▶ Instructions for the task:
Could you copy exactly the lines from the start of the records through the one containing "y_ticks = list(range(0, 101, 10))", both included, and leave out the pictures?

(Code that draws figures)
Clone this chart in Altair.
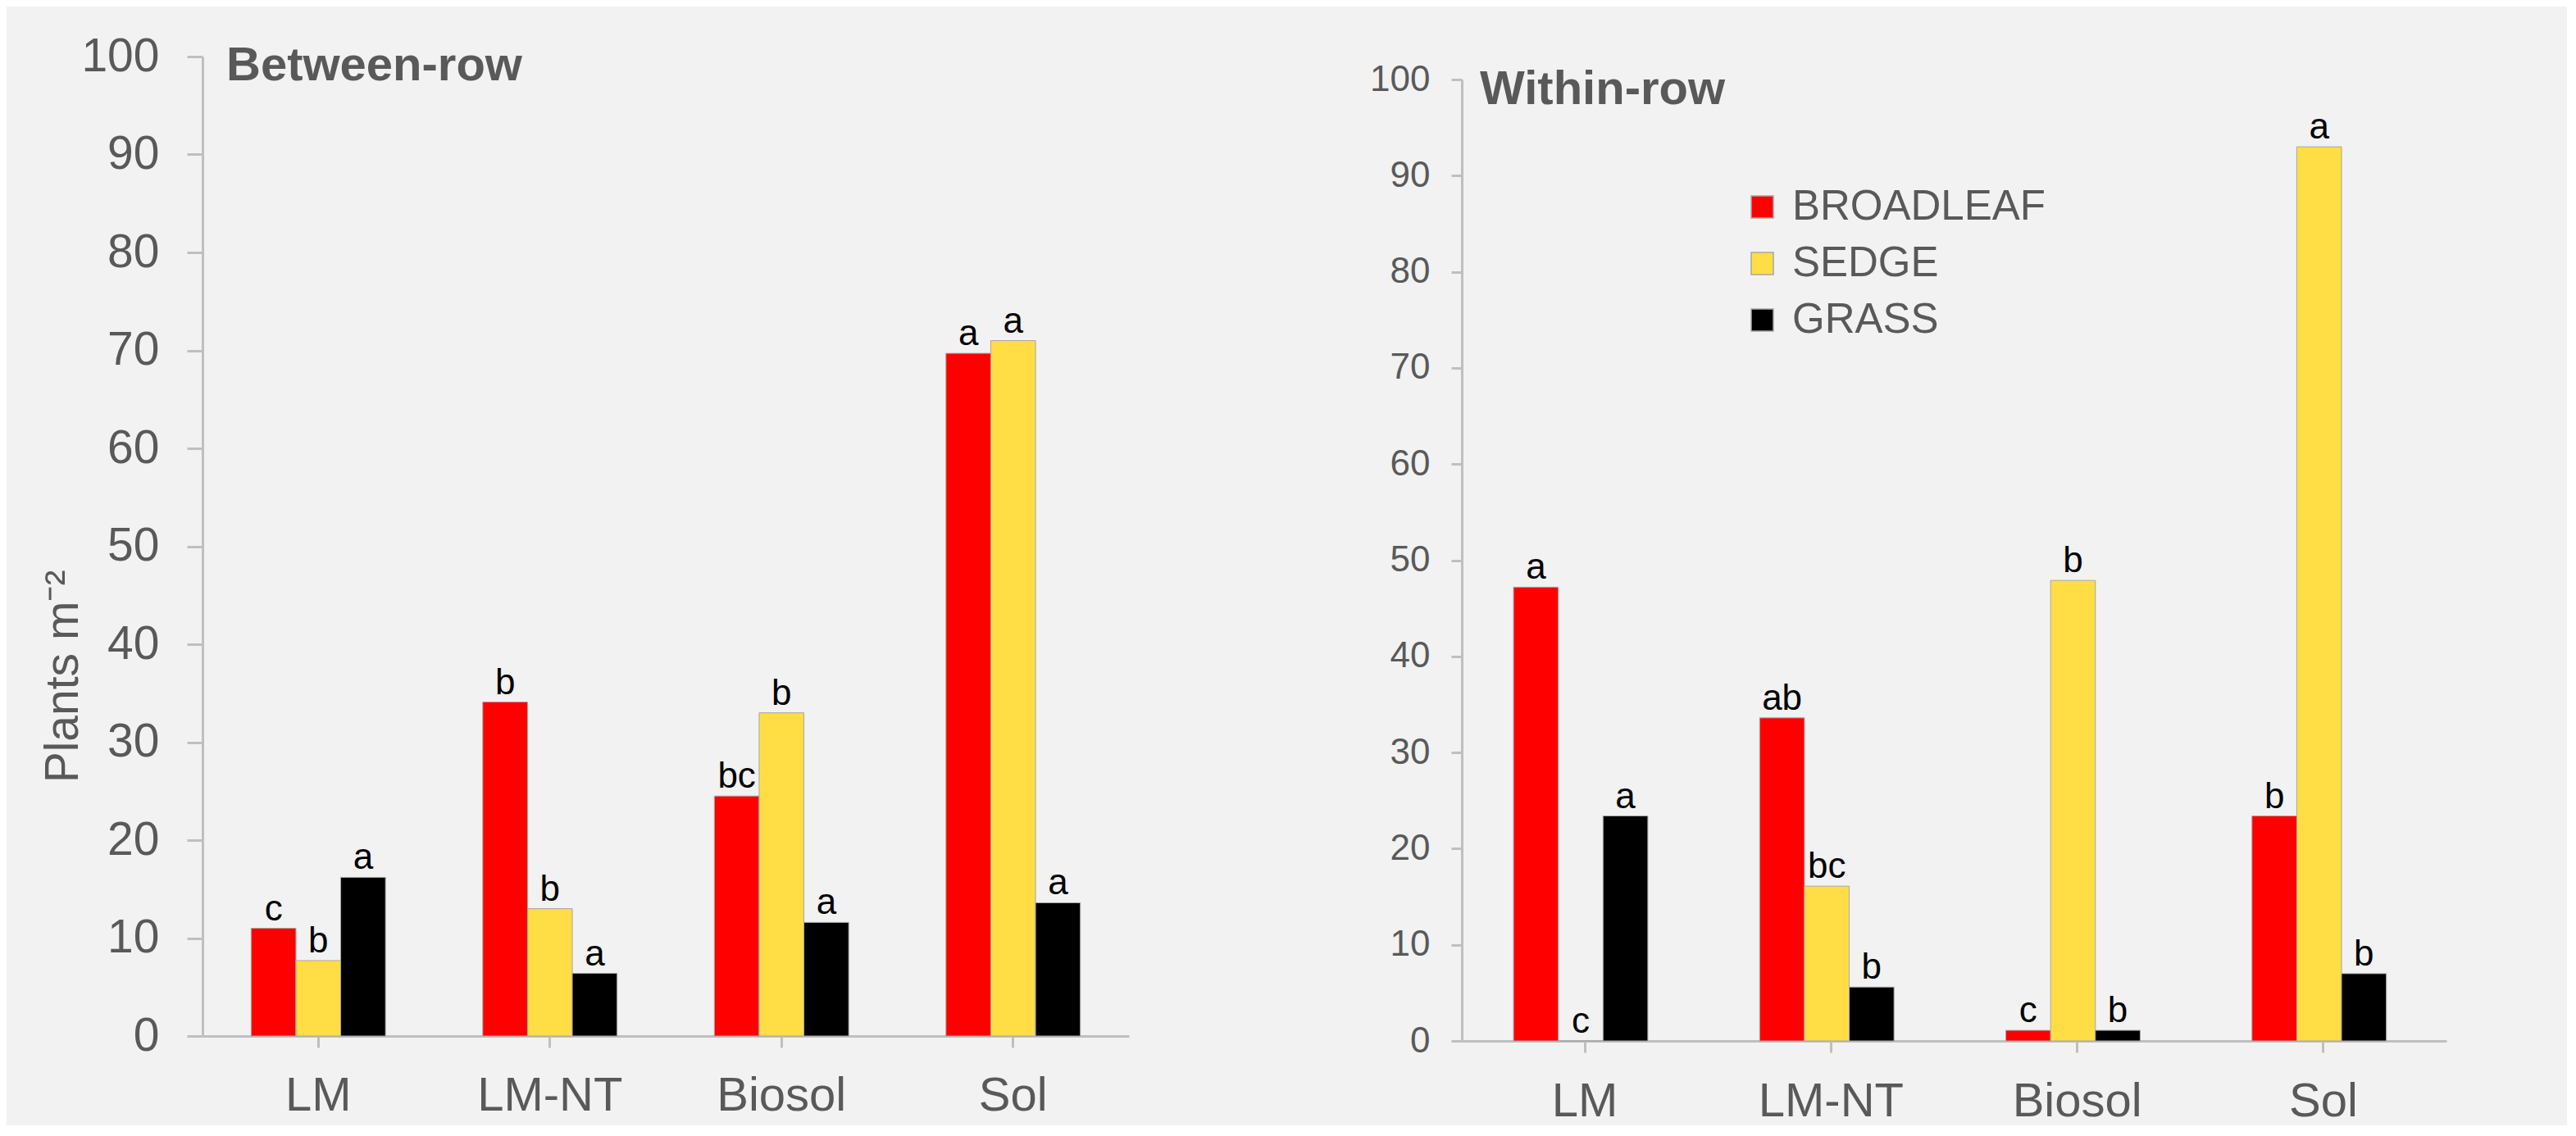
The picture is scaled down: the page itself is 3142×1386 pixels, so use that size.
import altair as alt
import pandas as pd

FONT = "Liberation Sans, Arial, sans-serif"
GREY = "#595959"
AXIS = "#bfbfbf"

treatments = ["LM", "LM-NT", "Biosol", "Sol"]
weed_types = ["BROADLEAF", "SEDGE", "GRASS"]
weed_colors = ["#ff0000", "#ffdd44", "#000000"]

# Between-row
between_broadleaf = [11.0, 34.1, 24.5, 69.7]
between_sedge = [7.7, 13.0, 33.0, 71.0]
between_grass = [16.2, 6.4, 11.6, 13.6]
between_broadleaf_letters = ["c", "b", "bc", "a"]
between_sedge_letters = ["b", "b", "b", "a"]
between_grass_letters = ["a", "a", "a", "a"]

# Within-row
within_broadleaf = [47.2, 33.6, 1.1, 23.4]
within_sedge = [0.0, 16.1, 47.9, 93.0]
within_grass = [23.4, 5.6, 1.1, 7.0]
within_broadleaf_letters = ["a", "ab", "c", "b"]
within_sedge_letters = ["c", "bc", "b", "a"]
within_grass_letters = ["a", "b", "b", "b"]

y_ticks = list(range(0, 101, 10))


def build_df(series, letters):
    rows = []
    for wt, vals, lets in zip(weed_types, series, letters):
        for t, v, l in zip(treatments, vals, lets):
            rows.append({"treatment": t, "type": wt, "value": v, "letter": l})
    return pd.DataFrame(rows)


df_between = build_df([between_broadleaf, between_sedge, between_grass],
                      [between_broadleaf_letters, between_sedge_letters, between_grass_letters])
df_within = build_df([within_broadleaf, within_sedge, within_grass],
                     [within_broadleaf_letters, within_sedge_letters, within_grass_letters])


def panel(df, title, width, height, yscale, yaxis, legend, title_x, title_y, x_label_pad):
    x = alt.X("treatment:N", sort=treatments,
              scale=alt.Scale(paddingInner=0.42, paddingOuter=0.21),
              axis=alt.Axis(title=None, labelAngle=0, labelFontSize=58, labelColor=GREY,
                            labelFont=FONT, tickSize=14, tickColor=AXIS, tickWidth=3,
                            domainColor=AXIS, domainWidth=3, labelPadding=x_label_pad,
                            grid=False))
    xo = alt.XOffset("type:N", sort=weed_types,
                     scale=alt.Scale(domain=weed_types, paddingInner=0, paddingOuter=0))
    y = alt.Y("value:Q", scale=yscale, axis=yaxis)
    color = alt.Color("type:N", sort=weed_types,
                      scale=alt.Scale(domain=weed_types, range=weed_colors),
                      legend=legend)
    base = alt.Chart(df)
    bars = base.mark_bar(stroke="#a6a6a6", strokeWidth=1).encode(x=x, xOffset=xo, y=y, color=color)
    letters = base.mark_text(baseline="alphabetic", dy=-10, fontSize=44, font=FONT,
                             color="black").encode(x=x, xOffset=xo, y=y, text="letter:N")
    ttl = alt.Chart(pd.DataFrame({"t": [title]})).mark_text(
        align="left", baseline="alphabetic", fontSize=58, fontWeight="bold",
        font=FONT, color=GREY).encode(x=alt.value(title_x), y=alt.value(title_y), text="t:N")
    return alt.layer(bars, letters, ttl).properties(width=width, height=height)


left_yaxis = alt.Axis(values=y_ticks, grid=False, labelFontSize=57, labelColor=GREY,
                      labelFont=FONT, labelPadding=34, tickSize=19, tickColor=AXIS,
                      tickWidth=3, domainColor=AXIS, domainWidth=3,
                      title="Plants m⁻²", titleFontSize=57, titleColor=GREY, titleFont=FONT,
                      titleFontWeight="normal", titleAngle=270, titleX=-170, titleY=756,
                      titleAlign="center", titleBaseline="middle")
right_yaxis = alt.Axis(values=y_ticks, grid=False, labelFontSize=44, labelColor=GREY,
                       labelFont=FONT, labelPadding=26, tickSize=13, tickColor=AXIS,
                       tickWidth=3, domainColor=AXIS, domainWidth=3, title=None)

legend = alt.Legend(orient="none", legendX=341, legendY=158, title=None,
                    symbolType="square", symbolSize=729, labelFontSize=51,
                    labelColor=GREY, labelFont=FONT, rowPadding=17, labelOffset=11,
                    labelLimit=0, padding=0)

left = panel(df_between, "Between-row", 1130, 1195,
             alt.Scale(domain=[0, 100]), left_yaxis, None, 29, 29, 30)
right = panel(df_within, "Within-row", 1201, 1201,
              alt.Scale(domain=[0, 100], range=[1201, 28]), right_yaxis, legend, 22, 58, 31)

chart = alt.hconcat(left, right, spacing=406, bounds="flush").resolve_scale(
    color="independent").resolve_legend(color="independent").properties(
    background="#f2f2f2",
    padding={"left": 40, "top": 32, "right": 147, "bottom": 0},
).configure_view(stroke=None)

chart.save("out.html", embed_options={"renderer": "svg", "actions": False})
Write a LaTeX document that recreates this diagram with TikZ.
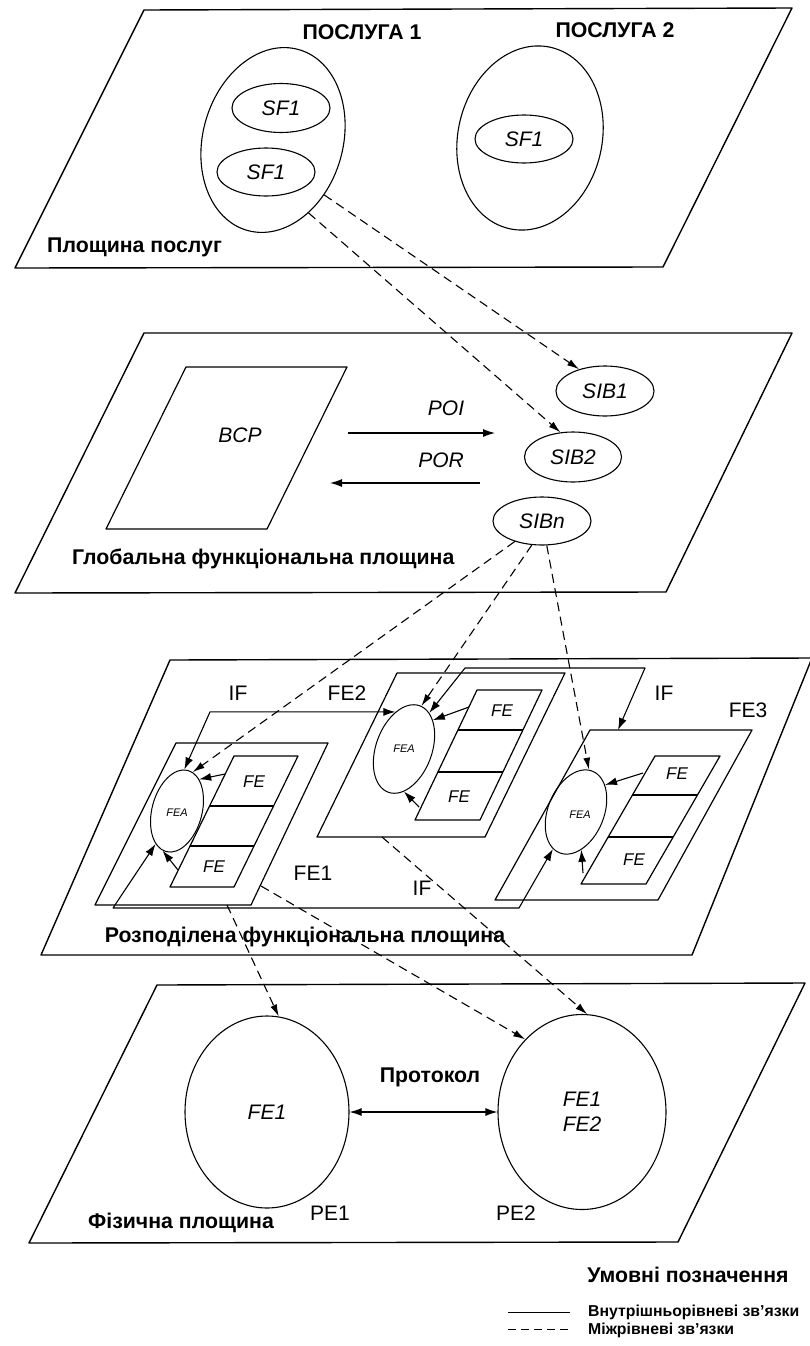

▶ Task response:
Clone this chart in Altair.
The picture is scaled down: the page itself is 3142×1386 pixels, so use that size.
import altair as alt
import pandas as pd

FONT = "Liberation Sans, Arial, sans-serif"
GREY = "#595959"
AXIS = "#bfbfbf"

treatments = ["LM", "LM-NT", "Biosol", "Sol"]
weed_types = ["BROADLEAF", "SEDGE", "GRASS"]
weed_colors = ["#ff0000", "#ffdd44", "#000000"]

# Between-row
between_broadleaf = [11.0, 34.1, 24.5, 69.7]
between_sedge = [7.7, 13.0, 33.0, 71.0]
between_grass = [16.2, 6.4, 11.6, 13.6]
between_broadleaf_letters = ["c", "b", "bc", "a"]
between_sedge_letters = ["b", "b", "b", "a"]
between_grass_letters = ["a", "a", "a", "a"]

# Within-row
within_broadleaf = [47.2, 33.6, 1.1, 23.4]
within_sedge = [0.0, 16.1, 47.9, 93.0]
within_grass = [23.4, 5.6, 1.1, 7.0]
within_broadleaf_letters = ["a", "ab", "c", "b"]
within_sedge_letters = ["c", "bc", "b", "a"]
within_grass_letters = ["a", "b", "b", "b"]

y_ticks = list(range(0, 101, 10))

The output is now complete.